After we have defined our network, we can create it and test if the passes work without
errors on our small dataset.

In [3]:

x = torch.tensor([
    [0, 0],
    [1, 0],
    [0, -1],
    [-1, 0],
    [0, 1]
], dtype=torch.float)
y = torch.tensor([1, 0, 0, 0, 0])

network = NeuralNetwork(
    input_size=2,
    hidden_sizes=[5, 3],
    output_size=1
)

print(network.forward(x))
network.backward(x, y)




We can inspect the decision boundary as in the
previous exercises for the randomly initialized network:

In [4]:

def plot_decision_boundary(x: Tensor, y: Tensor, net: NeuralNetwork) -> None:
    grid_range = torch.linspace(-2, 2, 50)
    grid_x, grid_y = torch.meshgrid(grid_range, grid_range)
    grid_data = torch.stack([grid_x.flatten(), grid_y.flatten()]).T

    predictions = net.forward(grid_data)

    plt.contourf(grid_x, grid_y, predictions.view(grid_x.shape))
    plt.scatter(x[:, 0], x[:, 1], c=y, cmap='jet')
    plt.show()

plot_decision_boundary(x, y, network)




We can now finally train our network!

In [5]:

def train(
        x: Tensor,
        y: Tensor,
        net: NeuralNetwork,
        epochs: int,
        lr: float
) -> Tuple[NeuralNetwork, Tensor]:
    """
    Train a neural network.
    :param x: Training dataset.
    :param y: Training labels.
    :param net: Neural network to train.
    :param epochs: Number of training epochs.
    :param lr: Learning rate for gradient descent.
    :return: Trained network and losses over course of training.
    """

# TODO iterate over the dataset for the given number of epochs and modify the weights at each epoch.
# Use all the data to compute the gradients.
# Also calculate the loss, so that we can track how the training is going.
    return net, torch.stack(losses)

network, losses = train(x, y, network, 2500, 0.25)
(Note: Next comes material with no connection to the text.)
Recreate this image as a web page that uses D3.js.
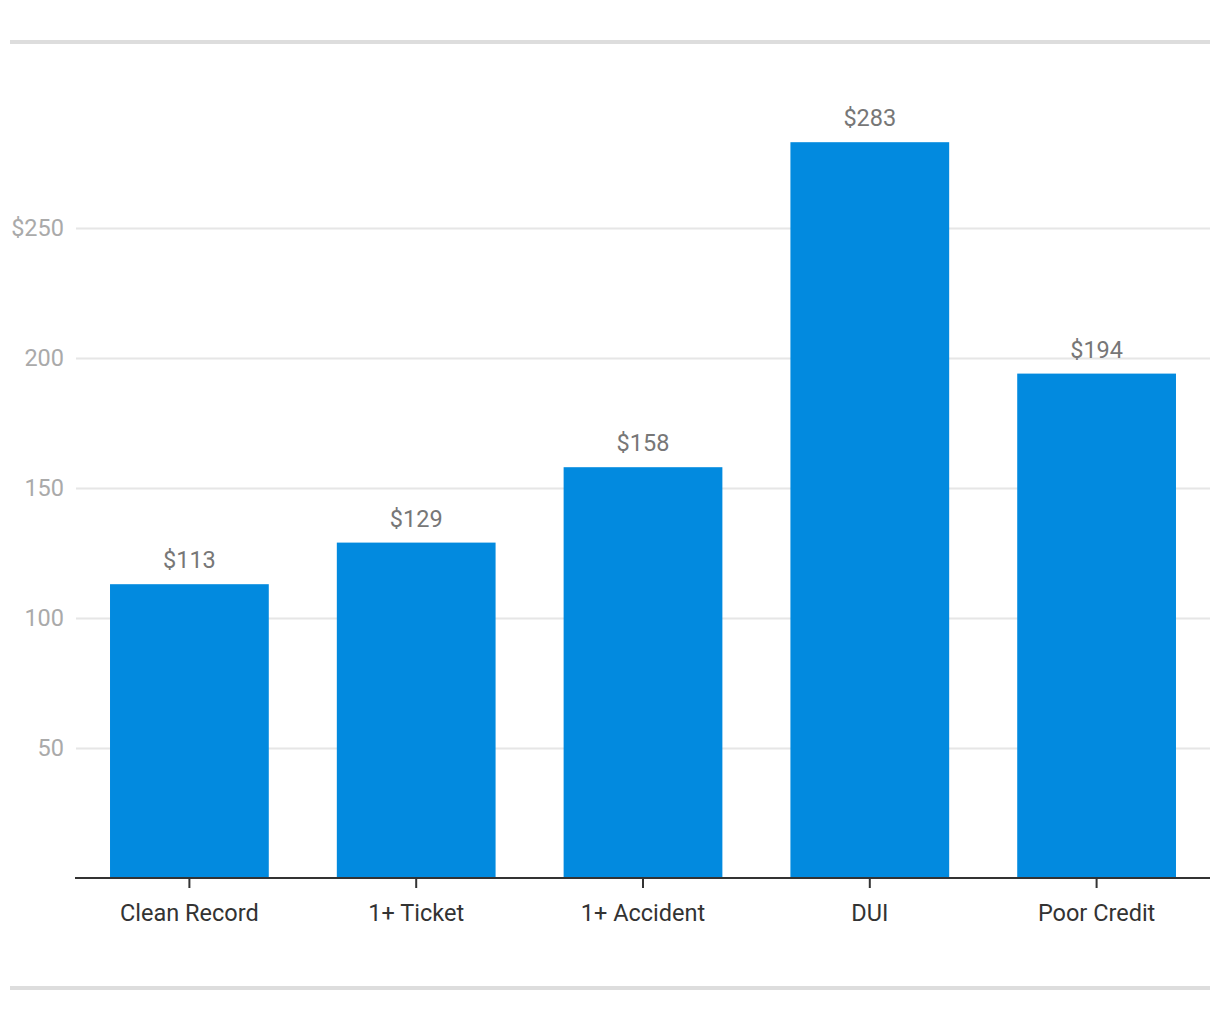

By plotting the loss after each parameter update,
we can be sure that the network converged:

In [6]:

plt.plot(losses)
plt.show()




And the decision boundary of the network is:

In [7]:

plot_decision_boundary(x, y, network)




Try to train a few randomly initialized networks and vary depth and hidden sizes
to discover different decision boundaries.
Try to modify the learning rate and see how it affects the convergence speed.
Finally, try different ways to initialize the weights and note how the
trainability of the network is affected.